**GOAL**
Word for word, transcribe the lines below and drop the pictures.
[begin SOURCE EXCERPT]
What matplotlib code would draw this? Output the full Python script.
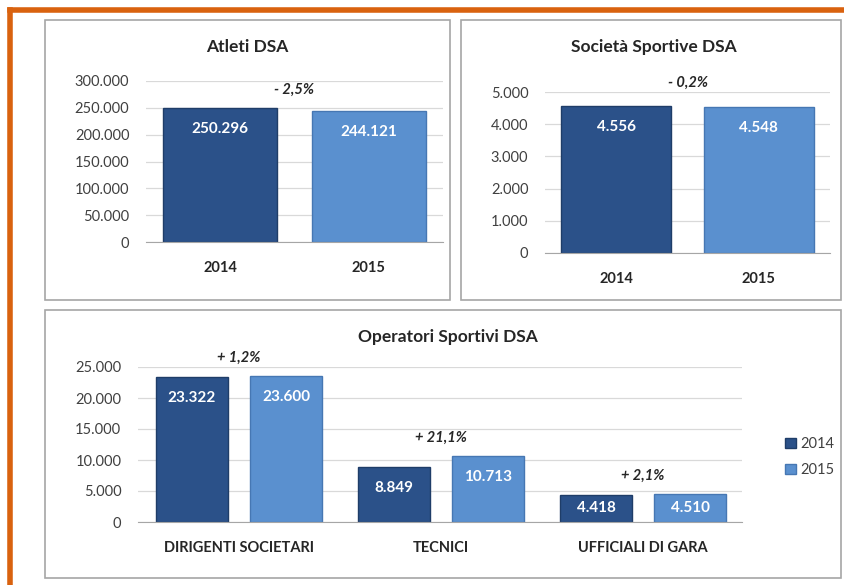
import matplotlib
matplotlib.use("Agg")
import matplotlib.pyplot as plt
from matplotlib.patches import Rectangle
from matplotlib.lines import Line2D
from matplotlib.ticker import FuncFormatter

plt.rcParams["font.family"] = ["Lato", "DejaVu Sans"]

# data
years = ["2014", "2015"]
atleti = [250296, 244121]
atleti_pct = "- 2,5%"
societa = [4556, 4548]
societa_pct = "- 0,2%"
operatori_cat = ["DIRIGENTI SOCIETARI", "TECNICI", "UFFICIALI DI GARA"]
operatori_2014 = [23322, 8849, 4418]
operatori_2015 = [23600, 10713, 4510]
operatori_pct = ["+ 1,2%", "+ 21,1%", "+ 2,1%"]

DARK = "#2b5189"
LIGHT = "#5a90cf"
TXT = "#404040"
W, H = 844, 585

fig = plt.figure(figsize=(W / 100, H / 100), dpi=100)


def fbox(x0, y0, x1, y1):
    # pixel box (top-left origin) -> figure fraction rect
    return [x0 / W, 1 - y1 / H, (x1 - x0) / W, (y1 - y0) / H]


def thousands(v, pos=None):
    return f"{v:,.0f}".replace(",", ".")


def fmt(v):
    return f"{v:,}".replace(",", ".")


# orange frame (top and left only, the picture is cropped)
fig.add_artist(Line2D([10 / W, 1], [1 - 10 / H, 1 - 10 / H], color="#d9620f", lw=4))
fig.add_artist(Line2D([10 / W, 10 / W], [0, 1 - 10 / H], color="#d9620f", lw=4))

# panel frames
for x0, y0, x1, y1 in [(45, 20, 450, 300), (461, 20, 841, 300), (45, 310, 841, 578)]:
    r = fbox(x0, y0, x1, y1)
    fig.add_artist(Rectangle((r[0], r[1]), r[2], r[3], transform=fig.transFigure,
                             fill=False, ec="#a6a6a6", lw=1.2))


def style(ax, ymax, step):
    ax.set_ylim(0, ymax)
    ax.set_yticks(range(0, ymax + 1, step))
    ax.yaxis.set_major_formatter(FuncFormatter(thousands))
    ax.grid(axis="y", color="#d9d9d9", lw=0.9)
    ax.set_axisbelow(True)
    for s in ["top", "right", "left"]:
        ax.spines[s].set_visible(False)
    ax.spines["bottom"].set_color("#a6a6a6")
    ax.tick_params(axis="y", length=0, labelsize=10.5, labelcolor=TXT, pad=12)
    ax.tick_params(axis="x", length=0, labelsize=10.5, labelcolor="#262626", pad=14)


def label_bars(ax, bars, ymax, hpx):
    off = 21 * ymax / hpx
    for b in bars:
        v = b.get_height()
        y = max(v - off, v / 2)
        ax.text(b.get_x() + b.get_width() / 2, y, fmt(int(v)), ha="center", va="center",
                color="white", fontsize=11, fontweight="bold")


def pct(ax, x, top, text, dy):
    ax.annotate(text, (x, top), xytext=(0, dy), textcoords="offset points",
                ha="center", va="center", fontsize=10.5, fontweight="bold",
                fontstyle="italic", color="#262626", annotation_clip=False)


def bold_xticks(ax):
    for t in ax.get_xticklabels():
        t.set_fontweight("bold")


# Atleti DSA
ax1 = fig.add_axes(fbox(146, 81, 443, 242))
b = ax1.bar([0, 1], atleti, width=0.77, color=[DARK, LIGHT], edgecolor=["#1f3d68", "#4677b3"], lw=1)
style(ax1, 300000, 50000)
ax1.set_xlim(-0.5, 1.5)
ax1.set_xticks([0, 1], years)
bold_xticks(ax1)
label_bars(ax1, b, 300000, 161)
pct(ax1, 0.5, max(atleti), atleti_pct, 13)
fig.text(247 / W, 1 - 47 / H, "Atleti DSA", ha="center", va="center", fontsize=12.5,
         fontweight="bold", color="#262626")

# Società Sportive DSA
ax2 = fig.add_axes(fbox(545, 92, 830, 253))
b = ax2.bar([0, 1], societa, width=0.77, color=[DARK, LIGHT], edgecolor=["#1f3d68", "#4677b3"], lw=1)
style(ax2, 5000, 1000)
ax2.set_xlim(-0.5, 1.5)
ax2.set_xticks([0, 1], years)
bold_xticks(ax2)
label_bars(ax2, b, 5000, 161)
pct(ax2, 0.5, max(societa), societa_pct, 17)
fig.text(654 / W, 1 - 47 / H, "Società Sportive DSA", ha="center", va="center", fontsize=12.5,
         fontweight="bold", color="#262626")

# Operatori Sportivi DSA
ax3 = fig.add_axes(fbox(138, 367, 742, 522))
xs = list(range(len(operatori_cat)))
w = 0.356
b1 = ax3.bar([x - 0.233 for x in xs], operatori_2014, width=w, color=DARK, edgecolor="#1f3d68", lw=1, label="2014")
b2 = ax3.bar([x + 0.233 for x in xs], operatori_2015, width=w, color=LIGHT, edgecolor="#4677b3", lw=1, label="2015")
style(ax3, 25000, 5000)
ax3.set_xlim(-0.5, 2.49)
ax3.set_xticks(xs, operatori_cat)
bold_xticks(ax3)
label_bars(ax3, b1, 25000, 155)
label_bars(ax3, b2, 25000, 155)
for x, a, c, t in zip(xs, operatori_2014, operatori_2015, operatori_pct):
    pct(ax3, x, max(a, c), t, 13)
ax3.legend(loc="center left", bbox_to_anchor=(1.05, 0.42), frameon=False, fontsize=10.5,
           handlelength=0.7, handleheight=0.7, handletextpad=0.3, labelspacing=0.8,
           labelcolor=TXT)
fig.text(448 / W, 1 - 337 / H, "Operatori Sportivi DSA", ha="center", va="center", fontsize=12.5,
         fontweight="bold", color="#262626")

fig.savefig("out.png", dpi=100, facecolor="white")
[end SOURCE EXCERPT]
**TASK SOLUTION**
What matplotlib code would draw this? Output the full Python script.
import matplotlib
matplotlib.use("Agg")
import matplotlib.pyplot as plt
from matplotlib.patches import Rectangle
from matplotlib.lines import Line2D
from matplotlib.ticker import FuncFormatter

plt.rcParams["font.family"] = ["Lato", "DejaVu Sans"]

# data
years = ["2014", "2015"]
atleti = [250296, 244121]
atleti_pct = "- 2,5%"
societa = [4556, 4548]
societa_pct = "- 0,2%"
operatori_cat = ["DIRIGENTI SOCIETARI", "TECNICI", "UFFICIALI DI GARA"]
operatori_2014 = [23322, 8849, 4418]
operatori_2015 = [23600, 10713, 4510]
operatori_pct = ["+ 1,2%", "+ 21,1%", "+ 2,1%"]

DARK = "#2b5189"
LIGHT = "#5a90cf"
TXT = "#404040"
W, H = 844, 585

fig = plt.figure(figsize=(W / 100, H / 100), dpi=100)


def fbox(x0, y0, x1, y1):
    # pixel box (top-left origin) -> figure fraction rect
    return [x0 / W, 1 - y1 / H, (x1 - x0) / W, (y1 - y0) / H]


def thousands(v, pos=None):
    return f"{v:,.0f}".replace(",", ".")


def fmt(v):
    return f"{v:,}".replace(",", ".")


# orange frame (top and left only, the picture is cropped)
fig.add_artist(Line2D([10 / W, 1], [1 - 10 / H, 1 - 10 / H], color="#d9620f", lw=4))
fig.add_artist(Line2D([10 / W, 10 / W], [0, 1 - 10 / H], color="#d9620f", lw=4))

# panel frames
for x0, y0, x1, y1 in [(45, 20, 450, 300), (461, 20, 841, 300), (45, 310, 841, 578)]:
    r = fbox(x0, y0, x1, y1)
    fig.add_artist(Rectangle((r[0], r[1]), r[2], r[3], transform=fig.transFigure,
                             fill=False, ec="#a6a6a6", lw=1.2))


def style(ax, ymax, step):
    ax.set_ylim(0, ymax)
    ax.set_yticks(range(0, ymax + 1, step))
    ax.yaxis.set_major_formatter(FuncFormatter(thousands))
    ax.grid(axis="y", color="#d9d9d9", lw=0.9)
    ax.set_axisbelow(True)
    for s in ["top", "right", "left"]:
        ax.spines[s].set_visible(False)
    ax.spines["bottom"].set_color("#a6a6a6")
    ax.tick_params(axis="y", length=0, labelsize=10.5, labelcolor=TXT, pad=12)
    ax.tick_params(axis="x", length=0, labelsize=10.5, labelcolor="#262626", pad=14)


def label_bars(ax, bars, ymax, hpx):
    off = 21 * ymax / hpx
    for b in bars:
        v = b.get_height()
        y = max(v - off, v / 2)
        ax.text(b.get_x() + b.get_width() / 2, y, fmt(int(v)), ha="center", va="center",
                color="white", fontsize=11, fontweight="bold")


def pct(ax, x, top, text, dy):
    ax.annotate(text, (x, top), xytext=(0, dy), textcoords="offset points",
                ha="center", va="center", fontsize=10.5, fontweight="bold",
                fontstyle="italic", color="#262626", annotation_clip=False)


def bold_xticks(ax):
    for t in ax.get_xticklabels():
        t.set_fontweight("bold")


# Atleti DSA
ax1 = fig.add_axes(fbox(146, 81, 443, 242))
b = ax1.bar([0, 1], atleti, width=0.77, color=[DARK, LIGHT], edgecolor=["#1f3d68", "#4677b3"], lw=1)
style(ax1, 300000, 50000)
ax1.set_xlim(-0.5, 1.5)
ax1.set_xticks([0, 1], years)
bold_xticks(ax1)
label_bars(ax1, b, 300000, 161)
pct(ax1, 0.5, max(atleti), atleti_pct, 13)
fig.text(247 / W, 1 - 47 / H, "Atleti DSA", ha="center", va="center", fontsize=12.5,
         fontweight="bold", color="#262626")

# Società Sportive DSA
ax2 = fig.add_axes(fbox(545, 92, 830, 253))
b = ax2.bar([0, 1], societa, width=0.77, color=[DARK, LIGHT], edgecolor=["#1f3d68", "#4677b3"], lw=1)
style(ax2, 5000, 1000)
ax2.set_xlim(-0.5, 1.5)
ax2.set_xticks([0, 1], years)
bold_xticks(ax2)
label_bars(ax2, b, 5000, 161)
pct(ax2, 0.5, max(societa), societa_pct, 17)
fig.text(654 / W, 1 - 47 / H, "Società Sportive DSA", ha="center", va="center", fontsize=12.5,
         fontweight="bold", color="#262626")

# Operatori Sportivi DSA
ax3 = fig.add_axes(fbox(138, 367, 742, 522))
xs = list(range(len(operatori_cat)))
w = 0.356
b1 = ax3.bar([x - 0.233 for x in xs], operatori_2014, width=w, color=DARK, edgecolor="#1f3d68", lw=1, label="2014")
b2 = ax3.bar([x + 0.233 for x in xs], operatori_2015, width=w, color=LIGHT, edgecolor="#4677b3", lw=1, label="2015")
style(ax3, 25000, 5000)
ax3.set_xlim(-0.5, 2.49)
ax3.set_xticks(xs, operatori_cat)
bold_xticks(ax3)
label_bars(ax3, b1, 25000, 155)
label_bars(ax3, b2, 25000, 155)
for x, a, c, t in zip(xs, operatori_2014, operatori_2015, operatori_pct):
    pct(ax3, x, max(a, c), t, 13)
ax3.legend(loc="center left", bbox_to_anchor=(1.05, 0.42), frameon=False, fontsize=10.5,
           handlelength=0.7, handleheight=0.7, handletextpad=0.3, labelspacing=0.8,
           labelcolor=TXT)
fig.text(448 / W, 1 - 337 / H, "Operatori Sportivi DSA", ha="center", va="center", fontsize=12.5,
         fontweight="bold", color="#262626")

fig.savefig("out.png", dpi=100, facecolor="white")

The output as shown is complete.